I enjoyed reading your article on social media that appeared in some newspapers and on the internet. But I am not comfortable with your characterisation of propaganda as "a public relations tool." As you very well know, public relations is a two-way communication process that frowns at the reckless deployment of unverifiable
or deliberately disseminating information that is known to be false which propaganda is all about. Propaganda is also about corrupting the channels of communication as opposed to public relations that focuses on truthful communication of verifiable information to identifiable audiences.
During world wars 1 & 2, Hitler’s chief of propadanda, Dr. Geobbels, effectively deployed and perfected the use of false information to deflect attention from the real issues about the wars with the intent to deceive his audiences: scare and get them to act in a certain way. Whatever he did, he did it well. But it fell short of the professional standards of public relations. The process broke all the rules of public relations as it is known today. Edward Barnays, one of the early public relations practitioners in the United States who worked for the U. S Government, Procter & Gamble, tobacco companies an many other clients refused to work for Hitler on account of the propaganda methods Geobbels deployed to hoodwink his audiences.

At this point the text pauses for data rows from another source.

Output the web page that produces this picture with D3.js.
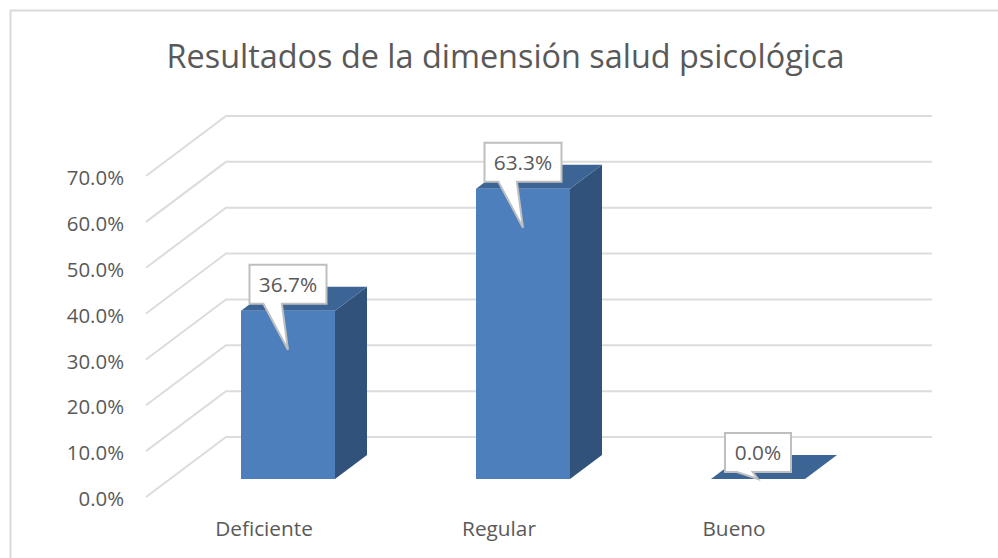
<!DOCTYPE html>
<html>
<head>
<meta charset="utf-8">
<script src="https://cdn.jsdelivr.net/npm/d3@7"></script>
<style>
  html, body { margin: 0; padding: 0; background: #fff; }
  svg { display: block; }
  text { font-family: "Open Sans", sans-serif; fill: #595959; }
  .domain { display: none; }
</style>
</head>
<body>
<div id="chart"></div>
<script>
const categories = ["Deficiente", "Regular", "Bueno"];
const values = [36.7, 63.3, 0.0];
const yTicks = [0, 10, 20, 30, 40, 50, 60, 70];
const titleText = "Resultados de la dimensión salud psicológica";

const width = 998, height = 558;

const svg = d3.select("#chart").append("svg")
    .attr("width", width)
    .attr("height", height);

// chart frame, runs off the right and bottom of the picture
svg.append("path")
    .attr("d", "M10.5," + height + "V10.5H" + width)
    .attr("fill", "none")
    .attr("stroke", "#d9d9d9")
    .attr("stroke-width", 2);

svg.append("text")
    .attr("x", 505.5)
    .attr("y", 68)
    .attr("text-anchor", "middle")
    .style("font-size", "32.4px")
    .text(titleText);

// front plane scales
const x = d3.scaleBand().domain(categories).range([146.5, 851.5]);
const y = d3.scaleLinear().domain([0, 70]).range([497, 176]);

// fake 3d: how far a point at depth 0..1 moves back
const depthX = d3.scaleLinear().domain([0, 1]).range([0, 80]);
const depthY = d3.scaleLinear().domain([0, 1]).range([0, -60]);
const wallRight = 932;
const barWidth = 94, depthFront = 0.3, depthBack = 0.7;

// gridlines on the floor side and back wall
const grid = svg.append("g")
    .attr("fill", "none")
    .attr("stroke", "#dcdcdc")
    .attr("stroke-width", 2);

grid.selectAll("path")
    .data(yTicks)
    .join("path")
    .attr("d", d => d3.line()([
        [x.range()[0] - 0.5, y(d)],
        [x.range()[0] - 0.5 + depthX(1), y(d) + depthY(1)],
        [wallRight, y(d) + depthY(1)]
    ]));

// y labels
svg.append("g")
    .attr("transform", "translate(135,0)")
    .call(d3.axisLeft(y).tickValues(yTicks).tickSize(0).tickPadding(11).tickFormat(d => d.toFixed(1) + "%"))
    .call(g => g.selectAll("text").style("font-size", "20.4px").attr("dy", "0.42em"));

// category labels
svg.append("g")
    .attr("transform", "translate(0,528)")
    .call(d3.axisBottom(x).tickSize(0).tickPadding(0))
    .call(g => g.selectAll("text").style("font-size", "20.8px").attr("dy", "0.36em").attr("y", 0));

const bars = svg.append("g").selectAll("g")
    .data(categories.map((c, i) => ({ name: c, value: values[i] })))
    .join("g");

const barLeft = d => x(d.name) + x.bandwidth() / 2 - barWidth / 2 + depthX(depthFront);
const barBase = y(0) + depthY(depthFront);
const barTop = d => y(d.value) + depthY(depthFront);
const offX = depthX(depthBack) - depthX(depthFront);
const offY = depthY(depthBack) - depthY(depthFront);

// side
bars.filter(d => d.value > 0).append("path")
    .attr("fill", "#30527b")
    .attr("d", d => d3.line()([
        [barLeft(d) + barWidth, barTop(d)],
        [barLeft(d) + barWidth + offX, barTop(d) + offY],
        [barLeft(d) + barWidth + offX, barBase + offY],
        [barLeft(d) + barWidth, barBase]
    ]) + "Z");

// top
bars.append("path")
    .attr("fill", "#3c6595")
    .attr("d", d => d3.line()([
        [barLeft(d), barTop(d)],
        [barLeft(d) + offX, barTop(d) + offY],
        [barLeft(d) + barWidth + offX, barTop(d) + offY],
        [barLeft(d) + barWidth, barTop(d)]
    ]) + "Z");

// front
bars.filter(d => d.value > 0).append("rect")
    .attr("fill", "#4d7fbc")
    .attr("x", d => barLeft(d))
    .attr("y", d => barTop(d))
    .attr("width", barWidth)
    .attr("height", d => barBase - barTop(d));

// callout labels
const boxHeight = 39;
bars.each(function(d) {
    const g = d3.select(this);
    const cx = barLeft(d) + barWidth / 2;
    const label = d.value.toFixed(1) + "%";
    const boxW = label.length > 4 ? 77 : 66;
    const boxTop = barTop(d) - 46;
    const boxBottom = boxTop + boxHeight;
    const tipY = Math.min(barTop(d) + 39, barBase);
    const l = cx - boxW / 2, r = cx + boxW / 2;
    const baseA = l + boxW * 0.18, baseB = l + boxW * 0.42;
    g.append("path")
        .attr("fill", "#fff")
        .attr("stroke", "#bfbfbf")
        .attr("stroke-width", 2)
        .attr("d", d3.line()([
            [l, boxTop], [r, boxTop], [r, boxBottom],
            [baseB, boxBottom], [cx, tipY], [baseA, boxBottom],
            [l, boxBottom]
        ]) + "Z");
    g.append("text")
        .attr("x", cx)
        .attr("y", boxTop + boxHeight / 2)
        .attr("dy", "0.36em")
        .attr("text-anchor", "middle")
        .style("font-size", "20.8px")
        .text(label);
});
</script>
</body>
</html>
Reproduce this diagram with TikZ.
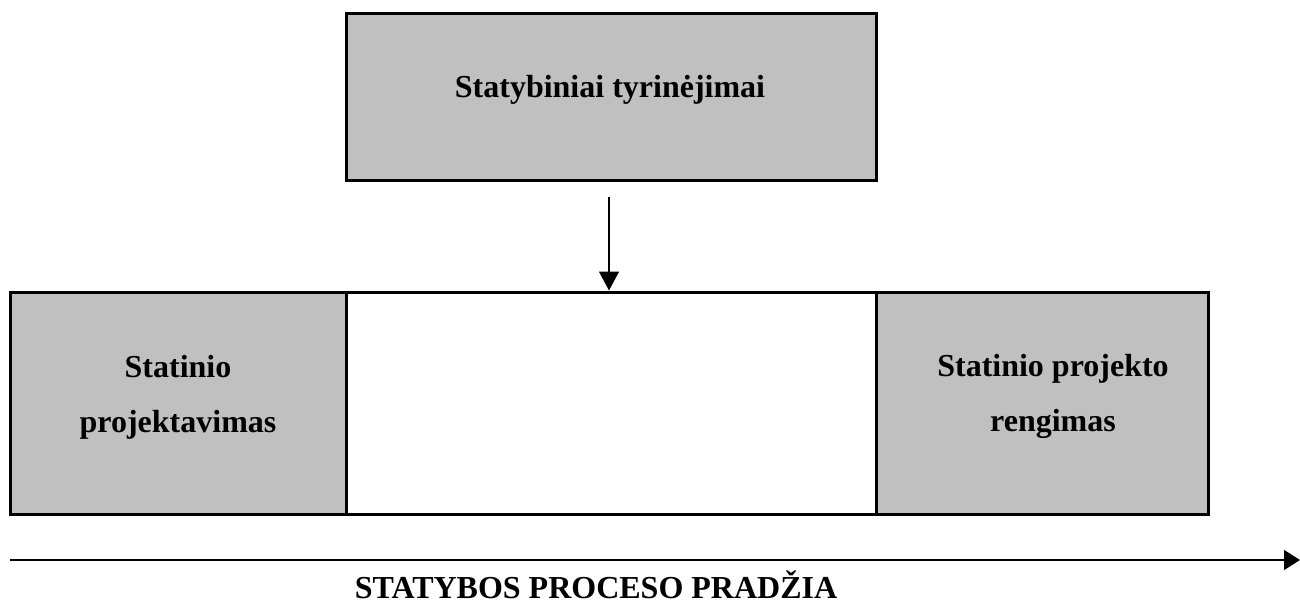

Some contemporary public relations practitioners or simply media relations people in our midst today engage in propaganda but pretend to practise public relations. It is too obvious that from the massive deployment of unverifiable information, such people are simply targeting unsuspecting audiences to deceive and not to create understanding between their clients and their stakeholders. There is no doubt that the internet has proved to be a veritable tool for communication with a perfect mechanism for immediate feed back and cross-checking of information when in doubt. This is the hallmark of public relations. Propaganda is just propaganda, and it is in its own class. If Geobbels were alive today and wanted to do what he did the first time, the internet would make it impossible for him to achieve the same objectives.